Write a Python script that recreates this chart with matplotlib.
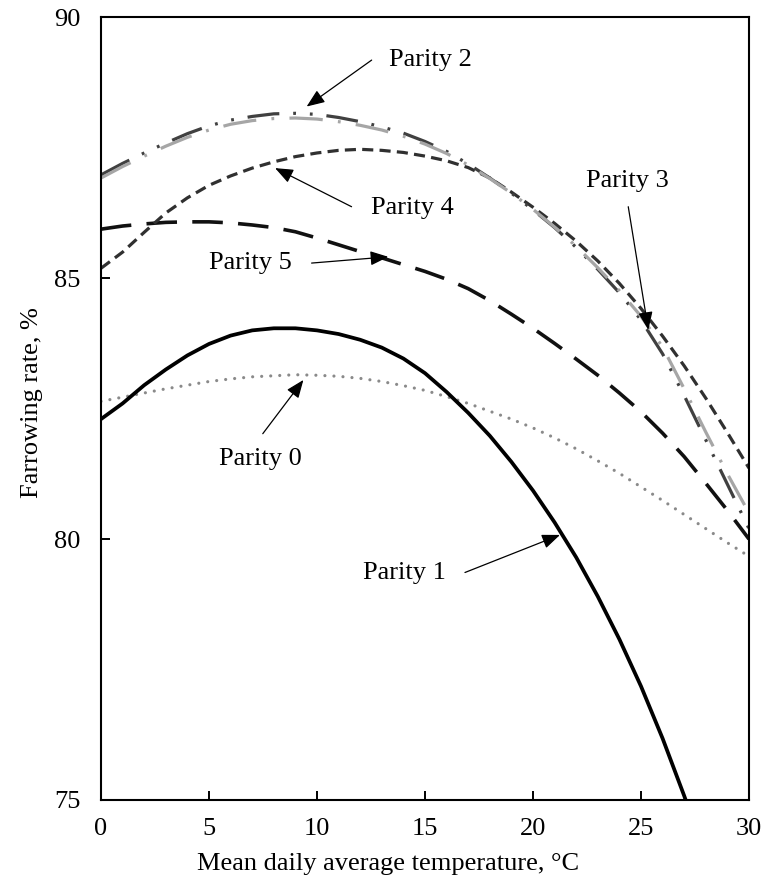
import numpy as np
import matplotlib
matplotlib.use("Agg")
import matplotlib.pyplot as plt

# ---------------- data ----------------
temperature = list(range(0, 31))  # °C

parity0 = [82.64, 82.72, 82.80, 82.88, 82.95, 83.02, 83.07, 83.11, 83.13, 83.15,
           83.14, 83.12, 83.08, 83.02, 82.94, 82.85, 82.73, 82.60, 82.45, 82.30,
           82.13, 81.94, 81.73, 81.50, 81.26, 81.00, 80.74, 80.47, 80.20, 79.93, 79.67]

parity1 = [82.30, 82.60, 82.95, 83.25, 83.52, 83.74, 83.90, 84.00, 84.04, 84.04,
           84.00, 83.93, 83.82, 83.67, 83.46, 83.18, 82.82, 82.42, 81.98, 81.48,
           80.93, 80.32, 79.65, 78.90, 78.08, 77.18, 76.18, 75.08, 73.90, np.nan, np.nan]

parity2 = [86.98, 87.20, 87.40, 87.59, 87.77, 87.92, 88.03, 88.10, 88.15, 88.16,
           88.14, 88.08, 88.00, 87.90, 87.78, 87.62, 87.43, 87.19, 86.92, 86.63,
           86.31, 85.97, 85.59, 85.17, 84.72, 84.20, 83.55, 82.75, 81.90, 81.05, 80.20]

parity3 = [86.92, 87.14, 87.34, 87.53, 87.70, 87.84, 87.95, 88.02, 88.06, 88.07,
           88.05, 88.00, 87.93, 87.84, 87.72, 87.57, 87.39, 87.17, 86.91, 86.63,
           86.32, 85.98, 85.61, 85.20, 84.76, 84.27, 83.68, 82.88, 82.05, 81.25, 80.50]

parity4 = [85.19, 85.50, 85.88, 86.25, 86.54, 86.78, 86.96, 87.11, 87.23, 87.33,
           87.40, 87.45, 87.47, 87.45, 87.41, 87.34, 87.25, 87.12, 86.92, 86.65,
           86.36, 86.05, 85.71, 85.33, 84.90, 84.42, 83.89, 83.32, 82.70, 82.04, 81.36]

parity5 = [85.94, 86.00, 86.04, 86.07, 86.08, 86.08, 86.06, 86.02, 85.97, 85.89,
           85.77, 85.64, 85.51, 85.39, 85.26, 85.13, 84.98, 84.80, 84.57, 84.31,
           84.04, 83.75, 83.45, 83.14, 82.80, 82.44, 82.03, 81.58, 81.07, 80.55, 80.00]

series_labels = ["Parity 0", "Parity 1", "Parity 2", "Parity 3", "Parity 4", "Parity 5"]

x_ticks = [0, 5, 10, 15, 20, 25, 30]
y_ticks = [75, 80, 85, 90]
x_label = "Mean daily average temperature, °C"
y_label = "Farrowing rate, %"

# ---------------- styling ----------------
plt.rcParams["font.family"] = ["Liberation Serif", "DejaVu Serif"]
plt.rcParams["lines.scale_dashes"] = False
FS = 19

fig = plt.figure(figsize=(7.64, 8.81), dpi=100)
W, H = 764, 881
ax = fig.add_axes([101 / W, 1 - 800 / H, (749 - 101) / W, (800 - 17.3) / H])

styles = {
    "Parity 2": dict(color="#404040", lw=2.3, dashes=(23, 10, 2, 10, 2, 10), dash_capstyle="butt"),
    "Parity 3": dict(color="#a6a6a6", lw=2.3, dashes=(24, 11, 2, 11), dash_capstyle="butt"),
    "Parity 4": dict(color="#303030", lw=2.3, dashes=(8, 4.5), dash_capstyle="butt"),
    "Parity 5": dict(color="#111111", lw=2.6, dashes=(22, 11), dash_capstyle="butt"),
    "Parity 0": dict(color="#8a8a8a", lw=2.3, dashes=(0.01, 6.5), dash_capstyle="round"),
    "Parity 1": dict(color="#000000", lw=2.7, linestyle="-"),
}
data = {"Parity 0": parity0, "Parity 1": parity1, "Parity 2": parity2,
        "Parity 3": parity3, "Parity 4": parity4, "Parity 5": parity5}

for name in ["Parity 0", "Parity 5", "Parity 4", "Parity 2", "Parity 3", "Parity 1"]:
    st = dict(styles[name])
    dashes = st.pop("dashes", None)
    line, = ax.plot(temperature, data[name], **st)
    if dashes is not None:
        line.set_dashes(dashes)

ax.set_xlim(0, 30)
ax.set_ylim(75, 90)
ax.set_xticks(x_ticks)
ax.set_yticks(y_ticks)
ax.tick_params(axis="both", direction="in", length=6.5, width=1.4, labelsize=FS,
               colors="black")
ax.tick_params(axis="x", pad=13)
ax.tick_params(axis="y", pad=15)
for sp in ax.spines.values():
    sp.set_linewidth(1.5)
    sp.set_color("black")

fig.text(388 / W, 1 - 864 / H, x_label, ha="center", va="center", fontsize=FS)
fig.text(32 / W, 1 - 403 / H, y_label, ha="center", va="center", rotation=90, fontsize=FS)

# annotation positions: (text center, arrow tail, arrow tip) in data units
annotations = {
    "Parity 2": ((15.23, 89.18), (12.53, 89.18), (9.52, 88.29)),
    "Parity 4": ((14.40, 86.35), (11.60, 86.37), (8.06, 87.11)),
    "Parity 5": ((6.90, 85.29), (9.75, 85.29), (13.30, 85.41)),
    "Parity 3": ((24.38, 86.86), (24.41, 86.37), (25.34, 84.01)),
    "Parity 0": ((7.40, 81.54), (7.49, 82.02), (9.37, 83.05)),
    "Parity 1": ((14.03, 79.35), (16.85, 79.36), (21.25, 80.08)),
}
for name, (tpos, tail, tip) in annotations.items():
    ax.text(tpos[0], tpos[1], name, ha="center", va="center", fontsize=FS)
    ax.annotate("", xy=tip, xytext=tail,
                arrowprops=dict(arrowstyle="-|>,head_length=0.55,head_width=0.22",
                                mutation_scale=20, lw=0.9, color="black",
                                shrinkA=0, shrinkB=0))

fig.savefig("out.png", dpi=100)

------------------------------------

## [Problem to solve]
Could the lines from the top of the material through the line with "temperature = list(range(0, 31))" be repeated exactly, pictures left out?

## [Answer]
Write a Python script that recreates this chart with matplotlib.
import numpy as np
import matplotlib
matplotlib.use("Agg")
import matplotlib.pyplot as plt

# ---------------- data ----------------
temperature = list(range(0, 31))  # °C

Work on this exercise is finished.